Kelly Willis,
What I Deserve
(Rykodisc, 1999)


What I Deserve is not Kelly Willis's best album. That honor belongs to her hard-to-find 1996 EP, Fading Fast, which consisted of four perfect performances of four perfect songs. Naturally, her record company at the time, A&M, dropped her immediately after releasing Fading Fast only in Texas and as a radio promo.

Released on the more sympathetic Rykodisc label, What I Deserve is Willis's best full-length effort. Gone are the slightly too slick production and occasional uncomfortable attempts at radio-friendly singles that marred her three previous albums on MCA; on What I Deserve, Willis sounds for the first time like she's making the album she wants to make.
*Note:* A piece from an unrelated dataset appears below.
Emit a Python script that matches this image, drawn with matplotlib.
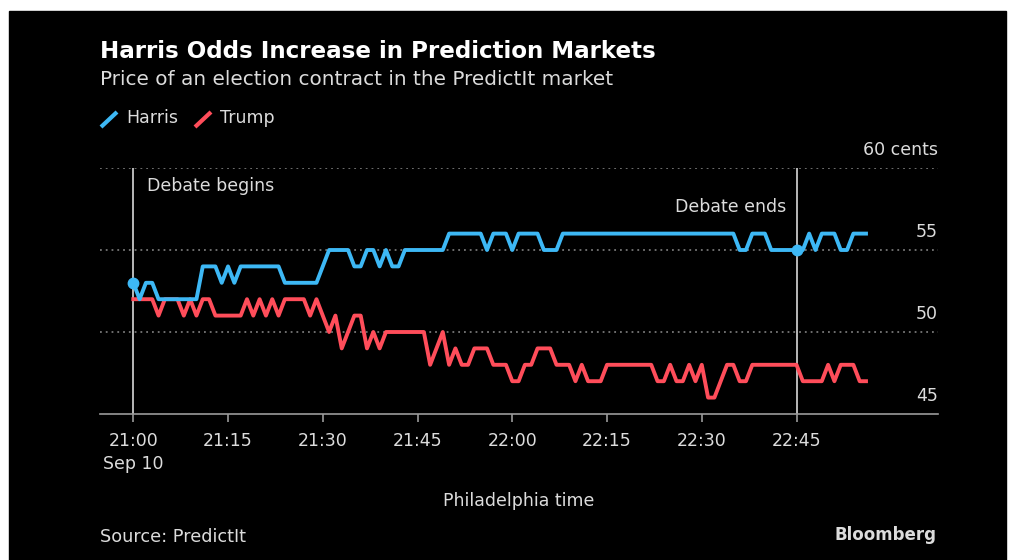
import matplotlib
matplotlib.use("Agg")
import matplotlib.pyplot as plt
from matplotlib.lines import Line2D
from matplotlib.patches import Rectangle
import pandas as pd

# PredictIt contract price (cents), one reading per minute from 21:00
harris = [53, 52, 53, 53, 52, 52, 52, 52, 52, 52,
          52, 54, 54, 54, 53, 54, 53, 54, 54, 54,
          54, 54, 54, 54, 53, 53, 53, 53, 53, 53,
          54, 55, 55, 55, 55, 54, 54, 55, 55, 54,
          55, 54, 54, 55, 55, 55, 55, 55, 55, 55,
          56, 56, 56, 56, 56, 56, 55, 56, 56, 56,
          55, 56, 56, 56, 56, 55, 55, 55, 56, 56,
          56, 56, 56, 56, 56, 56, 56, 56, 56, 56,
          56, 56, 56, 56, 56, 56, 56, 56, 56, 56,
          56, 56, 56, 56, 56, 56, 55, 55, 56, 56,
          56, 55, 55, 55, 55, 55, 55, 56, 55, 56,
          56, 56, 55, 55, 56, 56, 56]
trump = [52, 52, 52, 52, 51, 52, 52, 52, 51, 52,
         51, 52, 52, 51, 51, 51, 51, 51, 52, 51,
         52, 51, 52, 51, 52, 52, 52, 52, 51, 52,
         51, 50, 51, 49, 50, 51, 51, 49, 50, 49,
         50, 50, 50, 50, 50, 50, 50, 48, 49, 50,
         48, 49, 48, 48, 49, 49, 49, 48, 48, 48,
         47, 47, 48, 48, 49, 49, 49, 48, 48, 48,
         47, 48, 47, 47, 47, 48, 48, 48, 48, 48,
         48, 48, 48, 47, 47, 48, 47, 47, 48, 47,
         48, 46, 46, 47, 48, 48, 47, 47, 48, 48,
         48, 48, 48, 48, 48, 48, 47, 47, 47, 47,
         48, 47, 48, 48, 48, 47, 47]
start_time = "2024-09-10 21:00"
debate_begins = "2024-09-10 21:00"
debate_ends = "2024-09-10 22:45"
tick_times = ["21:00", "21:15", "21:30", "21:45", "22:00", "22:15", "22:30", "22:45"]
tick_labels = ["21:00\nSep 10", "21:15", "21:30", "21:45", "22:00", "22:15", "22:30", "22:45"]
y_ticks = [45, 50, 55, 60]
y_labels = ["45", "50", "55", "60 cents"]

times = pd.date_range(start_time, periods=len(harris), freq="min")
df = pd.DataFrame({"harris": harris, "trump": trump}, index=times)

BLUE = "#3db8f5"
RED = "#ff4d5a"
TXT = "#dcdcdc"
W, H = 1017, 560

fig = plt.figure(figsize=(W / 100, H / 100), dpi=100, facecolor="white")
fig.patches.append(Rectangle((9 / W, 0), (1006 - 9) / W, 1 - 11 / H,
                             transform=fig.transFigure, color="black", zorder=-5))

ax = fig.add_axes([100 / W, 1 - 414 / H, (938 - 100) / W, (414 - 168) / H])
ax.set_facecolor("black")
for s in ["top", "left", "right"]:
    ax.spines[s].set_visible(False)
ax.spines["bottom"].set_color("#9a9a9a")
ax.spines["bottom"].set_linewidth(1.2)

# red first so blue sits on top where they touch
ax.plot(df.index, df["trump"], color=RED, lw=2.8, solid_joinstyle="round", zorder=3)
ax.plot(df.index, df["harris"], color=BLUE, lw=2.8, solid_joinstyle="round", zorder=3)

t_begin = pd.Timestamp(debate_begins)
t_end = pd.Timestamp(debate_ends)
for t in [t_begin, t_end]:
    ax.axvline(t, color="#d8d8d8", lw=1.2, zorder=2)
ax.plot([t_begin, t_end], [df.loc[t_begin, "harris"], df.loc[t_end, "harris"]],
        ls="none", marker="o", ms=7.5, color=BLUE, zorder=4)

t0 = times[0]
ax.set_xlim(t0 - pd.Timedelta(minutes=5.27), t0 + pd.Timedelta(minutes=127.4))
ax.set_ylim(45, 60)

for v in y_ticks[1:]:
    ax.axhline(v, color="#777777", lw=1.3, ls=(0, (1, 2.2)), zorder=1)
ax.set_yticks([])
for v, lab in zip(y_ticks, y_labels):
    ax.annotate(lab, xy=(1, v), xycoords=ax.get_yaxis_transform(),
                xytext=(0, 13), textcoords="offset points",
                ha="right", va="center", color=TXT, fontsize=12.5)

day = t0.strftime("%Y-%m-%d")
ax.set_xticks([pd.Timestamp(f"{day} {t}") for t in tick_times])
ax.set_xticklabels(tick_labels, fontsize=12.5, color=TXT, linespacing=1.35)
for lab in ax.get_xticklabels():
    lab.set_verticalalignment("top")
ax.tick_params(axis="x", colors="#9a9a9a", length=6, width=1.2, pad=7, labelcolor=TXT)

ax.text(t_begin + pd.Timedelta(minutes=2.2), 58.9, "Debate begins", color=TXT,
        fontsize=12.5, ha="left", va="center")
ax.text(t_end - pd.Timedelta(minutes=1.7), 57.6, "Debate ends", color=TXT,
        fontsize=12.5, ha="right", va="center")

ax.set_xlabel("Philadelphia time", color=TXT, fontsize=12.5, labelpad=13.5)

fig.text(100 / W, 1 - 52 / H, "Harris Odds Increase in Prediction Markets",
         color="white", fontsize=16.6, fontweight="bold", va="center", ha="left")
fig.text(100 / W, 1 - 80 / H, "Price of an election contract in the PredictIt market",
         color=TXT, fontsize=14.4, va="center", ha="left")

# legend with slanted line markers
for x0, col, name in [(101, BLUE, "Harris"), (195, RED, "Trump")]:
    fig.add_artist(Line2D([x0 / W, (x0 + 16) / W], [1 - 127 / H, 1 - 112 / H],
                          transform=fig.transFigure, color=col, lw=3,
                          solid_capstyle="butt"))
    fig.text((x0 + 25) / W, 1 - 118 / H, name, color=TXT, fontsize=12.5,
             va="center", ha="left")

fig.text(100 / W, 1 - 537 / H, "Source: PredictIt", color=TXT, fontsize=12.7,
         va="center", ha="left")
fig.text(936 / W, 1 - 535 / H, "Bloomberg", color=TXT, fontsize=12,
         fontweight="bold", va="center", ha="right")

fig.savefig("out.png", dpi=100, facecolor="white")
The most likely reason for Willis's lack of commercial success is that nobody has been able to figure out how to market her: she is, I can just hear some A&R man complaining, too rock for country and too country for rock 'n' roll. What I Deserve ranges widely in style, but sounds less schizophrenic than say, 1993's Kelly Willis, on which a fiddle-heavy remake of the Kendalls' country hit "Heaven's Just a Sin Away" followed the rocking "Take It All Out On You," featuring a raucous Mike Henderson on lead guitar.

Willis's country sensibility still informs What I Deserve -- most clearly, in songs such as "Talk Like That," about someone's accent reminding her of Oklahoma and her family -- but more subtly. This time around, organ is just as prominent as fiddle, and (unfortunately) it's unlikely you'll be hearing any of these tracks on "Hot Country" radio.

"Talk Like That" is one of six songs here penned by Willis, who until now has not been what you'd call a prolific songwriter (Willis co-wrote a total of five songs on her first three albums). It's a winner, as are the title track, "Take Me Down," "Happy With That" and "We're Not Long For This World," the other songs she wrote or co-wrote for the album. "Fading Fast," also co-written by Willis, makes a welcome reappearance on What I Deserve.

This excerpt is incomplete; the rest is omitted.